When I started dating the hubs....people asked if we were serious. When I finally would acknowledge the severity of my burning love for him....people asked when we'd get engaged (as if I knew?!). Once engaged...when we'd get married. Once married....when we'd have kids. It's always been a little pet peeve of mine. I'm not adverse to goals but I do like to enjoy the moment and savor each stage. There were some beautiful things about just dating the hubs. Of course in hindsight it would be devastating had we stalled out there. But in those moments it was nice to just enjoy dating. Flash forward to the postpartum nurse that took me into care just hours after Cutie Pie's birth. She first asked me "Are you going to have a 3rd to try for a boy?" People are always jumping ahead. They want to be in the know about what is next. I've had to deal with knowing that as soon as we hit a life stage, someone would be asking about the next.

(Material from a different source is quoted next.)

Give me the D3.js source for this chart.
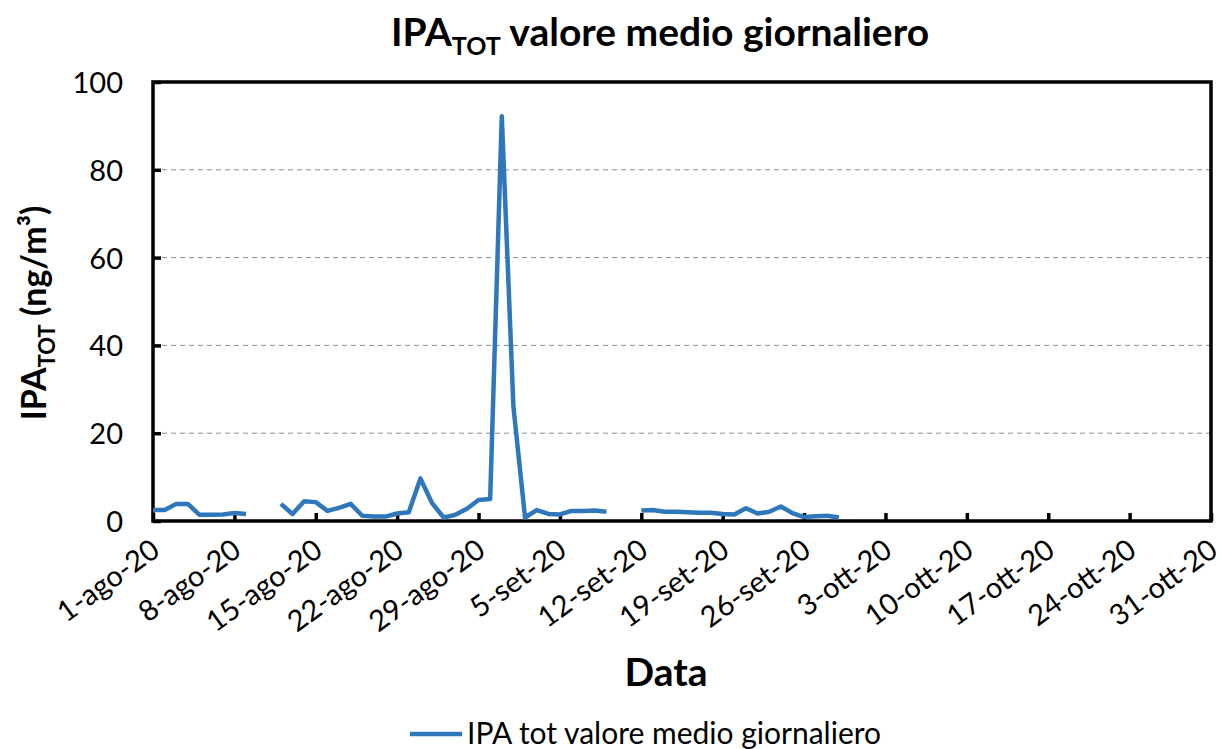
<!DOCTYPE html>
<html>
<head>
<meta charset="utf-8">
<script src="https://cdn.jsdelivr.net/npm/d3@7/dist/d3.min.js"></script>
<style>
  body { margin: 0; background: #fff; }
  text { font-family: Lato, "Open Sans", sans-serif; fill: #000; }
</style>
</head>
<body>
<script>
// daily dates (Aug 1 - Sep 29, 2020)
var days = [
  "2020-08-01","2020-08-02","2020-08-03","2020-08-04","2020-08-05","2020-08-06","2020-08-07","2020-08-08","2020-08-09","2020-08-10",
  "2020-08-11","2020-08-12","2020-08-13","2020-08-14","2020-08-15","2020-08-16","2020-08-17","2020-08-18","2020-08-19","2020-08-20",
  "2020-08-21","2020-08-22","2020-08-23","2020-08-24","2020-08-25","2020-08-26","2020-08-27","2020-08-28","2020-08-29","2020-08-30",
  "2020-08-31","2020-09-01","2020-09-02","2020-09-03","2020-09-04","2020-09-05","2020-09-06","2020-09-07","2020-09-08","2020-09-09",
  "2020-09-10","2020-09-11","2020-09-12","2020-09-13","2020-09-14","2020-09-15","2020-09-16","2020-09-17","2020-09-18","2020-09-19",
  "2020-09-20","2020-09-21","2020-09-22","2020-09-23","2020-09-24","2020-09-25","2020-09-26","2020-09-27","2020-09-28","2020-09-29"
];
// IPA tot daily mean (ng/m3), null = no data
var ipaTot = [
  2.5, 2.5, 3.9, 3.9, 1.4, 1.4, 1.5, 1.8, 1.6, null,
  null, 3.9, 1.6, 4.5, 4.3, 2.3, 3.0, 3.9, 1.2, 1.0,
  1.0, 1.7, 2.0, 9.7, 4.1, 0.8, 1.4, 2.8, 4.8, 5.0,
  92.2, 26.0, 0.8, 2.5, 1.6, 1.5, 2.3, 2.3, 2.4, 2.1,
  null, null, 2.4, 2.5, 2.1, 2.1, 2.0, 1.9, 1.9, 1.6,
  1.5, 2.9, 1.7, 2.1, 3.3, 1.8, 0.9, 1.1, 1.2, 0.8
];
var tickDays = ["2020-08-01","2020-08-08","2020-08-15","2020-08-22","2020-08-29","2020-09-05","2020-09-12",
  "2020-09-19","2020-09-26","2020-10-03","2020-10-10","2020-10-17","2020-10-24","2020-10-31"];
var tickLabels = ["1-ago-20","8-ago-20","15-ago-20","22-ago-20","29-ago-20","5-set-20","12-set-20",
  "19-set-20","26-set-20","3-ott-20","10-ott-20","17-ott-20","24-ott-20","31-ott-20"];
var yTicks = [0, 20, 40, 60, 80, 100];

var parse = d3.timeParse("%Y-%m-%d");
var data = days.map(function(d, i) { return {date: parse(d), v: ipaTot[i]}; });

var pLeft = 153, pRight = 1211, pTop = 82, pBottom = 521;
var blue = "#2f77bb";

var svg = d3.select("body").append("svg")
    .attr("width", 1222)
    .attr("height", 749);

var x = d3.scaleTime().domain([parse("2020-08-01"), parse("2020-10-31")]).range([pLeft, pRight]);
var y = d3.scaleLinear().domain([0, 100]).range([pBottom, pTop]);

// gridlines
svg.append("g").selectAll("line")
    .data(yTicks.filter(function(d) { return d > 0 && d < 100; }))
  .enter().append("line")
    .attr("x1", pLeft).attr("x2", pRight)
    .attr("y1", function(d) { return y(d); })
    .attr("y2", function(d) { return y(d); })
    .attr("stroke", "#8c8c8c")
    .attr("stroke-width", 1)
    .attr("stroke-dasharray", "5,4");

// y axis
var yAxis = svg.append("g")
    .attr("transform", "translate(" + pLeft + ",0)")
    .call(d3.axisLeft(y).tickValues(yTicks).tickSizeInner(-8).tickSizeOuter(0).tickPadding(30));
// x axis
var xAxis = svg.append("g")
    .attr("transform", "translate(0," + pBottom + ")")
    .call(d3.axisBottom(x).tickValues(tickDays.map(parse))
      .tickFormat(function(d, i) { return tickLabels[i]; })
      .tickSizeInner(-8).tickSizeOuter(0));

[yAxis, xAxis].forEach(function(g) {
  g.select(".domain").remove();
  g.selectAll(".tick line").attr("stroke", "#000").attr("stroke-width", 3.5);
  g.selectAll("text").style("font-family", "Lato, 'Open Sans', sans-serif").attr("font-size", 29).attr("fill", "#000");
});
xAxis.selectAll("text")
    .attr("y", 0).attr("dy", 0)
    .attr("text-anchor", "end")
    .attr("transform", "translate(8,33) rotate(-36)");
yAxis.selectAll("text").attr("dy", "0.36em");

// plot border
svg.append("rect")
    .attr("x", pLeft).attr("y", pTop)
    .attr("width", pRight - pLeft).attr("height", pBottom - pTop)
    .attr("fill", "none")
    .attr("stroke", "#000")
    .attr("stroke-width", 3.5);

// series
var line = d3.line()
    .defined(function(d) { return d.v != null; })
    .x(function(d) { return x(d.date); })
    .y(function(d) { return y(d.v); });

svg.append("path")
    .datum(data)
    .attr("fill", "none")
    .attr("stroke", blue)
    .attr("stroke-width", 4.5)
    .attr("stroke-linejoin", "round")
    .attr("d", line);

// title
var title = svg.append("text")
    .attr("x", 660).attr("y", 46)
    .attr("text-anchor", "middle")
    .attr("font-size", 39).attr("font-weight", "bold");
title.append("tspan").text("IPA");
title.append("tspan").attr("font-size", 25).attr("dy", 9).text("TOT");
title.append("tspan").attr("dy", -9).text(" valore medio giornaliero");

// axis titles
svg.append("text")
    .attr("x", 666).attr("y", 686)
    .attr("text-anchor", "middle")
    .attr("font-size", 39).attr("font-weight", "bold")
    .text("Data");

var yt = svg.append("text")
    .attr("transform", "translate(46,313) rotate(-90)")
    .attr("text-anchor", "middle")
    .attr("font-size", 34).attr("font-weight", "bold");
yt.append("tspan").text("IPA");
yt.append("tspan").attr("font-size", 22).attr("dy", 9).text("TOT");
yt.append("tspan").attr("dy", -9).text(" (ng/m\u00B3)");

// legend
svg.append("line")
    .attr("x1", 410).attr("x2", 462)
    .attr("y1", 734).attr("y2", 734)
    .attr("stroke", blue)
    .attr("stroke-width", 4.5);
svg.append("text")
    .attr("x", 467).attr("y", 744)
    .attr("font-size", 30)
    .text("IPA tot valore medio giornaliero");
</script>
</body>
</html>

The other side of that is people want to "help" you by anticipating the worst. Now I don't think anyone is assuming the worst or wishing the worst on you. In fact I think in some crazy way they really believe they are "helping." If you somehow anticipate the worst case scenario then you'll endure the hard parts better. Surely you know the old ball and chain warning the minute a man puts a ring on gals finger? Or when pregnant for the first time we got the enjoy every last moment BEFORE the baby comes and you suffer social suicide. And finally, the most recent: Your first born is going to have a really hard time with the second. Be prepared for hatred, jealousy, acting out, and so forth.
I think both of these tendencies really do stem from a place of care. We get excited for what is next in people's life and we want to prepare them for the hard things so that it won't discourage them. However, I just don't really like either. I'd prefer to enjoy the moment I am in. I'd also prefer to focus on all the great things about what is to come. I don't want to waste time planning for a worst case scenario that may not happen.
Perfect example: my firstborn.
There has been no hatred. There has been no acting out. Jealousy has not reared an ugly head yet. Maybe at 5 short weeks into the second born's life I am naive and deceived but for all the worry that people shoved my way about even these first 5 weeks it ended up being a waste. Cupcake has been fabulous. She's loving. She's helpful. She's curious. She's observant. She's patient. She's independent when I need her to be. She's still cuddly and sweet when I have the space on my lap. She's patient. She's proud. I have fallen in love all over again with my Cupcake as I've watched her take on her new role as a big sister.
I was prepared for all kinds of ugliness based on the warnings of others. Shame on me. I slipped into the stereo types and underestimated her. I'm sorry, Cupcake. I should have known that you'd embrace Cutie Pie like you do everything with grace, flexibility, optimism, and an outpouring of love. I'm snapping pictures of your luscious curls and ridiculous long eye lashes today and thinking of how thankful I am that your Daddy doesn't feel like he's wearing a ball and chain, how you did not create social suicide for us, and how having a second child did not awaken a monster within you. I am continuously in awe of and deeply in love with you my precious girl.



2 comments:
not every older sibling is jealous of a younger one- at some point there will be some tiffs- but my kiddos always love the new baby. i think that is normal and i think people need to keep this "helpful advice" to themselves. i am sure she is a great big sister!!!
Beautifully said. Adam did great, too, so sometimes it works out!